By the time I completed exploring the palace, it was already dark outside and the palace was now looking like this in yellow lights.
However, the real charm of a lighted Mysore Palace was yet to be witnessed. On Sundays and public holidays, the palace is illuminated with incandescent bulbs in the evening which creates a breathtaking visual delight. Please plan your trip on Sundays or public holidays as your visit to Mysore palace would be incomplete without viewing this amazing evening illumination. I waited until 7 PM when the lights were turned ON much to the delight of the patiently waiting visitors who welcomed it with whistles and a loud cheer. The photographers with their DSLRs equipped with special lenses were ready to capture the grandeur of the palace with these shimmering lights. I waited there for more 20 minutes, clicked few pics myself and then went to the KSRTC bus stop to return back to Bangalore.

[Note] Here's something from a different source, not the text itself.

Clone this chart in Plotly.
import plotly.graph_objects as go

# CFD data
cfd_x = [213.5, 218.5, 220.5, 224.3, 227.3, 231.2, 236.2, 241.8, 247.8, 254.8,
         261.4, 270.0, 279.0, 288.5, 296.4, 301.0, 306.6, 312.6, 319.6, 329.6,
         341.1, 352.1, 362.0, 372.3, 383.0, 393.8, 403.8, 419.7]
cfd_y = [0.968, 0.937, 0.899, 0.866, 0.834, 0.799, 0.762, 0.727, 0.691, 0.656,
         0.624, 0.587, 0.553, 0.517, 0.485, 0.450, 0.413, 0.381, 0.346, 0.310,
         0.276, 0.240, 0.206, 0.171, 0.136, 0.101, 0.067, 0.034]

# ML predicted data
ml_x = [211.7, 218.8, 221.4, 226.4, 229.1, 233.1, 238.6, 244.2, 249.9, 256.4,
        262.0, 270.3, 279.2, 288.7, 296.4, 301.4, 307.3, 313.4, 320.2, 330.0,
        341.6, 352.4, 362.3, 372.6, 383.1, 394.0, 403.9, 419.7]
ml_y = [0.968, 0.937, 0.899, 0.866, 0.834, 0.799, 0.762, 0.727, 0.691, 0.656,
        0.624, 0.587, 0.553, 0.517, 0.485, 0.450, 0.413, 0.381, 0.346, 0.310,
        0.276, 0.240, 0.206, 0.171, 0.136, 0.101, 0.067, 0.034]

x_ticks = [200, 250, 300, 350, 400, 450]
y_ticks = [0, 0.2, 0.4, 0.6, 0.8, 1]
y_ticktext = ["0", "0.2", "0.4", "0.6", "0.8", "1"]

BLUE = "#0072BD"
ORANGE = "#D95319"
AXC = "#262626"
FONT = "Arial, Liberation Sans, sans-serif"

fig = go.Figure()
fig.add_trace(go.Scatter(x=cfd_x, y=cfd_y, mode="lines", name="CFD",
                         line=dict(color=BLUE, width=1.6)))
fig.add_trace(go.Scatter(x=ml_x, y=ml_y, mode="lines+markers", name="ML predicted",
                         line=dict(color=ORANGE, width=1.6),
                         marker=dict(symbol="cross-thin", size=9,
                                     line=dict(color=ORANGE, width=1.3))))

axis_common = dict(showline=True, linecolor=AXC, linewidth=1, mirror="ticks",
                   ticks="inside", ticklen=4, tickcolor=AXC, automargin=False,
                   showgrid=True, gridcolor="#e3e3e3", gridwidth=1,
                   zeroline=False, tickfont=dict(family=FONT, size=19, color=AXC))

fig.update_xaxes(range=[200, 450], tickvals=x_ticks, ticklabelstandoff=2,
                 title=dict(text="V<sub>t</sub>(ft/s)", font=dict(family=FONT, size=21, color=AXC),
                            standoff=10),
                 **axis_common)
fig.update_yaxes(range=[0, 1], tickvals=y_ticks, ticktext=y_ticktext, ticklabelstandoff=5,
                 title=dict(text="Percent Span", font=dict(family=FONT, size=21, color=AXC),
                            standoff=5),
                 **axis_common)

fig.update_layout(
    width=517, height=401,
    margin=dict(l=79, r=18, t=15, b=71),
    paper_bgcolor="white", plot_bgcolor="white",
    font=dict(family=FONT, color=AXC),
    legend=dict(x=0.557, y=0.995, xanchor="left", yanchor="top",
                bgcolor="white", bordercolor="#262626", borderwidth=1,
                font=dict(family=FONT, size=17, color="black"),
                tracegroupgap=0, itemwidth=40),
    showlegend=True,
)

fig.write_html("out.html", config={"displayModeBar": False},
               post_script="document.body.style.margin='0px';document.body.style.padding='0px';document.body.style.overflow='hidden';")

Silhouette of the illuminated Mysore Palace
Apart from these three places, the Sri Chamarajendra Zoological Gardens (popularly known as the Mysore Zoo) and the Vrindavan Gardens also attracts a huge crowd, especially in the weekends. However, having already visited some of the most famous zoos in the country like the Nandankanan Zoological Park in Bhubaneswar and the Alipore Zoo in Kolkata, visiting a zoo was least of my interests. The Vrindavan Garden is famous for its musical fountain and the park. Although it was popular in the 80s and 90s, nowadays such parks and musical fountains have come up in many other parts of the country and are no more a thing of wonder. Anyway, parks again are not something which interests me so I decided to avoid it too. However, if you have time you can definitely spend some time in these two places especially if you have kids with you.